Pomysły z doświadczeń
Po ośmiu latach na rynku firma Grin House Studio zaczęła zmierzać w kierunku mebli tradycyjnych. Nadal z metalu i drewna, ale już nie z odzysku. Bo nie ma co ukrywać, ludzie w swojej masie wolą meble i przedmioty powtarzalne. Takie jak u koleżanki, identyczne jak ma szwagier. Dzisiaj Monika i Darek prowadzą własną stolarnię, spawalnię i lakiernię, gdzie wykonują meble i przeszklenia loftowe. Upcykling pozostał dodatkową gałęzią ich działalności. Czerpią z jego doświadczeń, z estetyki narzucanej przez przedmioty z historią. Nadal zwracają się do nich restauracje i inne firmy, o wykonanie na zamówienie mebla, który przyciągałby uwagę swoją starą duszą i stwarzał odpowiedni nastrój. Zrobione przez siebie meble i dodatki Monika i Darek mają też w domu. Łóżko, stolik, stół, lustra wykonane z drzwi sprowadzonych ze starej poznańskiej kamienicy. Ława i kanapy też są z odpowiednim pochodzeniem. Trudno, żeby twórcy bali się własnych dzieł. Dlatego w pokoju córki Monika nie wahała się umieścić wezgłowia znalezionego na złomowisku i schowków ze skrzyń z wojskowego demobilu.

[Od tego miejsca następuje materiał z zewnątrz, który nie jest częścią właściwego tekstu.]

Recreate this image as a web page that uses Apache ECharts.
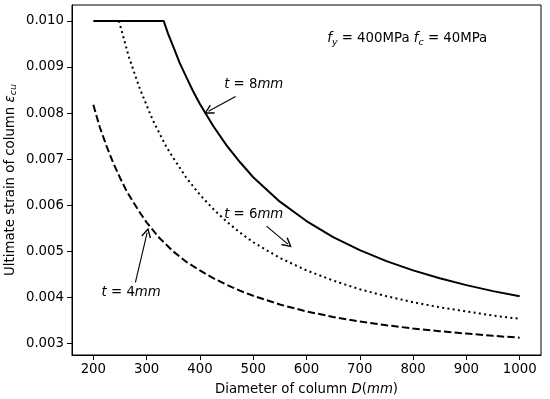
<!DOCTYPE html>
<html>
<head>
<meta charset="utf-8">
<script src="https://cdn.jsdelivr.net/npm/echarts@6/dist/echarts.min.js"></script>
<style>html,body{margin:0;padding:0;background:#fff;}#c{width:550px;height:399px;}</style>
</head>
<body>
<div id="c"></div>
<script>
// Data
const xTicks = [200, 300, 400, 500, 600, 700, 800, 900, 1000];
const yTicks = [0.003, 0.004, 0.005, 0.006, 0.007, 0.008, 0.009, 0.010];

const t8_D = [200, 250, 300, 332, 340, 350, 362, 375, 387, 400, 425, 450, 475, 500, 550, 600, 650, 700, 750, 800, 850, 900, 950, 1000];
const t8_eps = [0.0100, 0.0100, 0.0100, 0.0100, 0.00973, 0.00944, 0.00909, 0.00877, 0.00848, 0.00820, 0.00772, 0.00730, 0.00694, 0.00661, 0.00608, 0.00566, 0.00531, 0.00503, 0.00479, 0.00459, 0.00442, 0.00427, 0.00414, 0.00403];

const t6_D = [248, 254, 260, 267, 275, 287, 300, 312, 325, 337, 350, 375, 400, 425, 450, 475, 500, 550, 600, 650, 700, 750, 800, 850, 900, 950, 1000];
const t6_eps = [0.0100, 0.00975, 0.00950, 0.00921, 0.00894, 0.00854, 0.00817, 0.00784, 0.00754, 0.00727, 0.00703, 0.00659, 0.00623, 0.00592, 0.00565, 0.00541, 0.00520, 0.00486, 0.00459, 0.00437, 0.00418, 0.00403, 0.00390, 0.00379, 0.00370, 0.00361, 0.00354];

const t4_D = [200, 212, 225, 237, 250, 262, 275, 287, 300, 325, 350, 375, 400, 425, 450, 475, 500, 550, 600, 650, 700, 750, 800, 850, 900, 950, 1000];
const t4_eps = [0.00818, 0.00770, 0.00728, 0.00693, 0.00660, 0.00632, 0.00607, 0.00585, 0.00563, 0.00528, 0.00500, 0.00477, 0.00459, 0.00442, 0.00428, 0.00415, 0.00404, 0.00385, 0.00370, 0.00358, 0.00348, 0.00340, 0.00333, 0.00327, 0.00322, 0.00317, 0.00313];

// annotation anchors (data coords)
const ann8 = {text: [501, 0.00861], from: [467, 0.00836], to: [416, 0.00804]};
const ann6 = {text: [501, 0.00581], from: [525, 0.00555], to: [565, 0.00516]};
const ann4 = {text: [271, 0.00412], from: [279, 0.00433], to: [301, 0.00541]};
const annTitle = [789, 0.00961];

const zip = (a, b) => a.map((v, i) => [v, b[i]]);
const FONT = 'DejaVu Sans';
const FS = 13.3;
const arrowPath = 'path://M5,0 L10,8.6 L8.8,9.4 L5,2.6 L1.2,9.4 L0,8.6 Z';

function arrowLine(a) {
  return [{coord: a.from, symbol: 'none'}, {coord: a.to, symbol: arrowPath, symbolSize: [10, 10]}];
}

const chart = echarts.init(document.getElementById('c'), null, {renderer: 'canvas'});
const option = {
  backgroundColor: '#fff',
  animation: false,
  grid: {left: 72, right: 9, top: 5, bottom: 44, show: true, borderColor: '#000', borderWidth: 1,
    backgroundColor: 'transparent', containLabel: false, outerBoundsMode: 'none'},
  xAxis: {
    type: 'value', min: 160, max: 1040,
    name: '{n|Diameter of column }{i|D}{n|(}{i|mm}{n|)}',
    nameLocation: 'middle', nameGap: 28, nameMoveOverlap: false,
    nameTextStyle: {rich: {
      n: {fontFamily: FONT, fontSize: FS, color: '#000'},
      i: {fontFamily: FONT, fontSize: FS, fontStyle: 'italic', color: '#000'}
    }},
    axisLine: {show: true, lineStyle: {color: '#000', width: 1}},
    axisTick: {show: true, length: 5, customValues: xTicks, lineStyle: {color: '#000'}},
    axisLabel: {customValues: xTicks, fontFamily: FONT, fontSize: FS, color: '#000', margin: 8,
      formatter: v => String(v)},
    splitLine: {show: false}
  },
  yAxis: {
    type: 'value', min: 0.002755, max: 0.010345,
    name: '{n|Ultimate strain of column }{i|ε}{s|cu}',
    nameLocation: 'middle', nameGap: 53, nameMoveOverlap: false,
    nameTextStyle: {rich: {
      n: {fontFamily: FONT, fontSize: FS, color: '#000'},
      i: {fontFamily: FONT, fontSize: FS, fontStyle: 'italic', color: '#000'},
      s: {fontFamily: FONT, fontSize: 9.5, fontStyle: 'italic', color: '#000', verticalAlign: 'bottom', padding: [6, 0, 0, 0]}
    }},
    axisLine: {show: true, lineStyle: {color: '#000', width: 1}},
    axisTick: {show: true, length: 5, customValues: yTicks, lineStyle: {color: '#000'}},
    axisLabel: {customValues: yTicks, fontFamily: FONT, fontSize: FS, color: '#000', margin: 8,
      formatter: v => v.toFixed(3)},
    splitLine: {show: false}
  },
  series: [
    {type: 'line', name: 't=8mm', data: zip(t8_D, t8_eps), showSymbol: false, symbol: 'none',
      lineStyle: {color: '#000', width: 2, type: 'solid'},
      markLine: {silent: true, animation: false, label: {show: false},
        lineStyle: {color: '#000', width: 1.1, type: 'solid'},
        data: [arrowLine(ann8), arrowLine(ann6), arrowLine(ann4)]}},
    {type: 'line', name: 't=6mm', data: zip(t6_D, t6_eps), showSymbol: false, symbol: 'none',
      lineStyle: {color: '#000', width: 2, type: [2, 3.3]}},
    {type: 'line', name: 't=4mm', data: zip(t4_D, t4_eps), showSymbol: false, symbol: 'none',
      lineStyle: {color: '#000', width: 2, type: [7.4, 3.2]}}
  ]
};
chart.setOption(option);

const richMath = {
  n: {fontFamily: FONT, fontSize: FS, color: '#000'},
  i: {fontFamily: FONT, fontSize: FS, fontStyle: 'italic', color: '#000'},
  s: {fontFamily: FONT, fontSize: 9.5, fontStyle: 'italic', color: '#000', padding: [7, 0, 0, 0]}
};
function txt(pos, str) {
  const p = chart.convertToPixel({gridIndex: 0}, pos);
  return {type: 'text', x: p[0], y: p[1], style: {text: str, rich: richMath, align: 'center', verticalAlign: 'middle'}, z: 10};
}
chart.setOption({graphic: [
  txt(ann8.text, '{i|t}{n| = 8}{i|mm}'),
  txt(ann6.text, '{i|t}{n| = 6}{i|mm}'),
  txt(ann4.text, '{i|t}{n| = 4}{i|mm}'),
  txt(annTitle, '{i|f}{s|y}{n| = 400MPa }{i|f}{s|c}{n| = 40MPa}')
]});
</script>
</body>
</html>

Grin House Studio to firma z doświadczeniem i po przejściach. Przedsięwzięcie rozwinięte z rozmachem, które osiągnęło sukces w nietypowej dziedzinie, wymagającej pomysłowości i wyobraźni, ale, jak się okazało, także wiedzy technicznej i materiałowej. Chcącym pójść w ich ślady właścicielka radzi, aby nie popełnili błędu i nie inwestowali na początku w to, w co mogliby lokować środki już po znalezieniu klientów – w magazyn i dużą pracownię. Jeśli ktoś chciałby zdecydować się na spore przedsięwzięcie tego typu, musi zdawać sobie sprawę, że to raczej nie na nasze społeczeństwo. Porządny upcykling wytwarza rzeczy dużo droższe niż robione tradycyjnie, a konkuruje z przedmiotami za parę złotych. Najpierw trzeba więc trafić na chętnych do wyposażenia domu w rzeczy zrobione z innych rzeczy. W stół z szafy, szafę ze stołu, łóżko z krzeseł, nie mówiąc o pile tarczowej.